Wrentham, MA- Norfolk County Register of Deeds William P. O'Donnell appeared as a guest speaker at the Wrentham Council on Aging building on February 9th, as part of his ongoing efforts to bring the Registry of Deeds directly to the residents of Norfolk County.
Register O’Donnell gave an overview of the Registry of Deeds, which is the principal office for real property records in Norfolk County, cataloging and housing more than 8 million land documents dating back to 1793.
"Register O'Donnell provided crucial information regarding Homestead Protection and the Consumer Notification Services,” said host, Rose Stavola, from The Rose Stavola Realty Group LLC. “I've received numerous phone calls and emails from attendees since the seminar expressing gratitude for the information and assistance provided.”

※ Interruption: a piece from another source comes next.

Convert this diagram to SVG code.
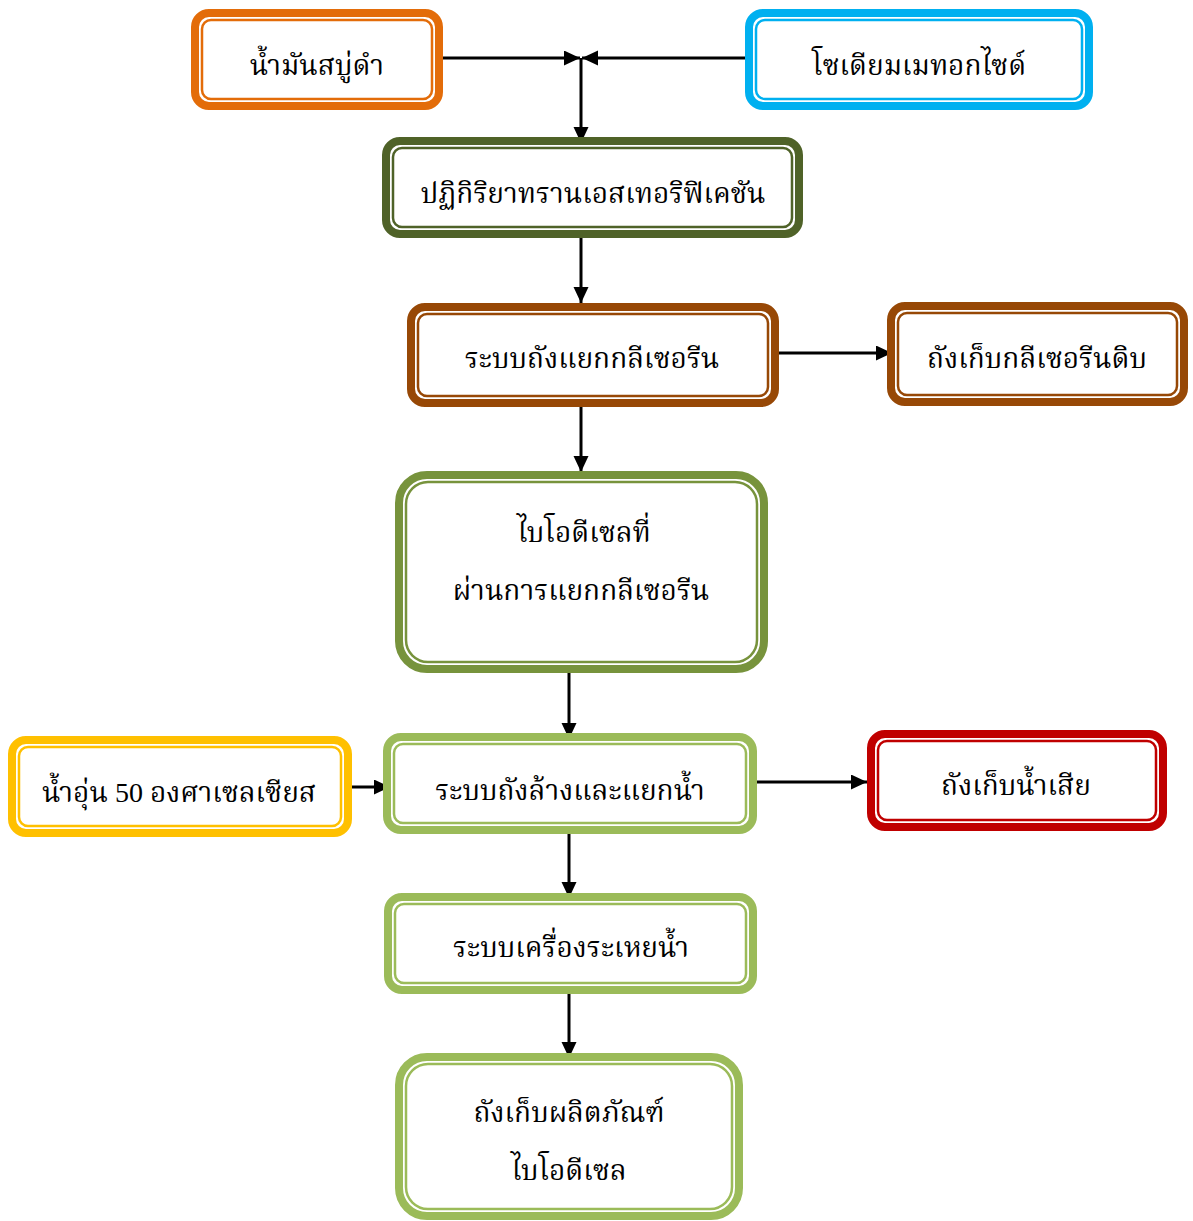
<svg xmlns="http://www.w3.org/2000/svg" width="1193" height="1221" viewBox="0 0 1193 1221">
<defs>
<marker id="ah" markerUnits="userSpaceOnUse" markerWidth="18" markerHeight="16" refX="16" refY="7.5" orient="auto">
<path d="M0,0 L16,7.5 L0,15 Z" fill="#000"/>
</marker>
</defs>
<style>
.o{fill:#fff;stroke-width:8}
.i{fill:none;stroke-width:2.5}
.t{font-family:"Liberation Serif","Noto Serif Thai","Noto Sans Thai",serif;font-size:28px;fill:#000;text-anchor:middle}
.c{fill:none;stroke:#000;stroke-width:3}
.orange{stroke:#E36C09}.cyan{stroke:#00B0F0}.dgreen{stroke:#4F6228}.brown{stroke:#974806}
.olive{stroke:#77933C}.yellow{stroke:#FFC000}.lgreen{stroke:#9BBB59}.red{stroke:#C00000}
</style>
<g id="connectors">
<path class="c" d="M437,58 H580" marker-end="url(#ah)"/>
<path class="c" d="M745,58 H582" marker-end="url(#ah)"/>
<path class="c" d="M581,58 V143" marker-end="url(#ah)"/>
<path class="c" d="M581,238 V303" marker-end="url(#ah)"/>
<path class="c" d="M581,407 V472" marker-end="url(#ah)"/>
<path class="c" d="M779,353 H892" marker-end="url(#ah)"/>
<path class="c" d="M569,668 V739" marker-end="url(#ah)"/>
<path class="c" d="M352,787 H390" marker-end="url(#ah)"/>
<path class="c" d="M757,782 H867" marker-end="url(#ah)"/>
<path class="c" d="M569,834 V898" marker-end="url(#ah)"/>
<path class="c" d="M569,994 V1058" marker-end="url(#ah)"/>
</g>
<g id="n1">
<rect class="o orange" x="195" y="13" width="244" height="93" rx="14"/>
<rect class="i orange" x="202" y="20" width="230" height="79" rx="9"/>
<text class="t" x="317" y="75">น้ำมันสบู่ดำ</text>
</g>
<g id="n2">
<rect class="o cyan" x="749" y="13" width="340" height="93" rx="14"/>
<rect class="i cyan" x="756" y="20" width="326" height="79" rx="9"/>
<text class="t" x="919" y="75">โซเดียมเมทอกไซด์</text>
</g>
<g id="n3">
<rect class="o dgreen" x="386" y="141" width="413" height="93" rx="14"/>
<rect class="i dgreen" x="393" y="148" width="399" height="79" rx="9"/>
<text class="t" x="593" y="203">ปฏิกิริยาทรานเอสเทอริฟิเคชัน</text>
</g>
<g id="n4">
<rect class="o brown" x="411" y="307" width="364" height="96" rx="14"/>
<rect class="i brown" x="418" y="314" width="350" height="82" rx="9"/>
<text class="t" x="592" y="368">ระบบถังแยกกลีเซอรีน</text>
</g>
<g id="n5">
<rect class="o brown" x="891" y="306" width="293" height="96" rx="14"/>
<rect class="i brown" x="898" y="313" width="279" height="82" rx="9"/>
<text class="t" x="1037" y="368">ถังเก็บกลีเซอรีนดิบ</text>
</g>
<g id="n6">
<rect class="o olive" x="399" y="475" width="365" height="194" rx="28"/>
<rect class="i olive" x="406" y="482" width="351" height="180" rx="22"/>
<text class="t" x="584" y="542">ไบโอดีเซลที่</text>
<text class="t" x="581" y="600">ผ่านการแยกกลีเซอรีน</text>
</g>
<g id="n7">
<rect class="o yellow" x="12" y="740" width="336" height="93" rx="14"/>
<rect class="i yellow" x="19" y="747" width="322" height="79" rx="9"/>
<text class="t" x="179" y="802">น้ำอุ่น 50 องศาเซลเซียส</text>
</g>
<g id="n8">
<rect class="o lgreen" x="387" y="737" width="366" height="93" rx="14"/>
<rect class="i lgreen" x="394" y="744" width="352" height="79" rx="9"/>
<text class="t" x="570" y="800">ระบบถังล้างและแยกน้ำ</text>
</g>
<g id="n9">
<rect class="o red" x="871" y="734" width="292" height="93" rx="14"/>
<rect class="i red" x="878" y="741" width="278" height="79" rx="9"/>
<text class="t" x="1016" y="795">ถังเก็บน้ำเสีย</text>
</g>
<g id="n10">
<rect class="o lgreen" x="388" y="897" width="365" height="93" rx="14"/>
<rect class="i lgreen" x="395" y="904" width="351" height="79" rx="9"/>
<text class="t" x="571" y="957">ระบบเครื่องระเหยน้ำ</text>
</g>
<g id="n11">
<rect class="o lgreen" x="399" y="1057" width="340" height="159" rx="28"/>
<rect class="i lgreen" x="406" y="1064" width="326" height="145" rx="22"/>
<text class="t" x="569" y="1122">ถังเก็บผลิตภัณฑ์</text>
<text class="t" x="569" y="1180">ไบโอดีเซล</text>
</g>
</svg>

Register O’Donnell spent time warning those attending the event about an ongoing deed scam that is being perpetrated against all citizens of Norfolk County, young and old. Norfolk County residents continue to receive direct-mail solicitations offering them a certified copy of their property deed for exorbitant fees. The average price for a mailed homeowner’s certified deed by the Registry, usually two pages, is $3.00.
"Don’t fall victim to this deed scam. These companies are making outrageous profits. If a consumer knew that the Registry of Deeds would provide them a certified copy of a property deed for a charge of only $1.00 per page, plus an additional $1.00 for postage, they would never agree to pay these companies such an outrageous fee for service," stated the Register.
O’Donnell spent time discussing the advantages of the Massachusetts Homestead Act. The Homestead Act is an important consumer protection tool for homeowners, as it provides limited protection against the forced sale of an individual’s primary residence to satisfy unsecured debt up to $500,000.
The Register also reminded attendees about the importance of filing a mortgage discharge after their mortgage has been paid off. A discharge is a document (typically one or two pages) issued by the lender, usually with a title such as "Discharge of Mortgage" or "Satisfaction of Mortgage".
"When a mortgage has been paid off, a mortgage discharge document needs to be recorded with the Registry of Deeds to clear a homeowner’s property title relative to that loan," said O’Donnell.
The Register elaborated on mortgage discharges for the attendees, who seemed particularly interested in the topic.
"In some cases," noted O’Donnell, "discharges are filed directly by banks or settlement closing attorneys with the Registry as part of a property sale or as a result of a refinancing transaction. In other instances, the mortgage discharge is sent to the property owner, who then becomes responsible for making sure the document is recorded. Whether or not a discharge is recorded by the lending institution or the individual property owner, it is important that the property owner makes sure all necessary documents have been recorded at the Registry of Deeds."
Concluding his remarks, O’Donnell stated, "I first want to thank those who attended the event. They asked great questions, and their attendance was greatly appreciated. I also want to thank Rose Stavola for hosting the event, Representative Marcus Vaughn, the members of the Wrentham Council on Aging board, and all the staff who do an outstanding job advocating for and serving the seniors of Wrentham."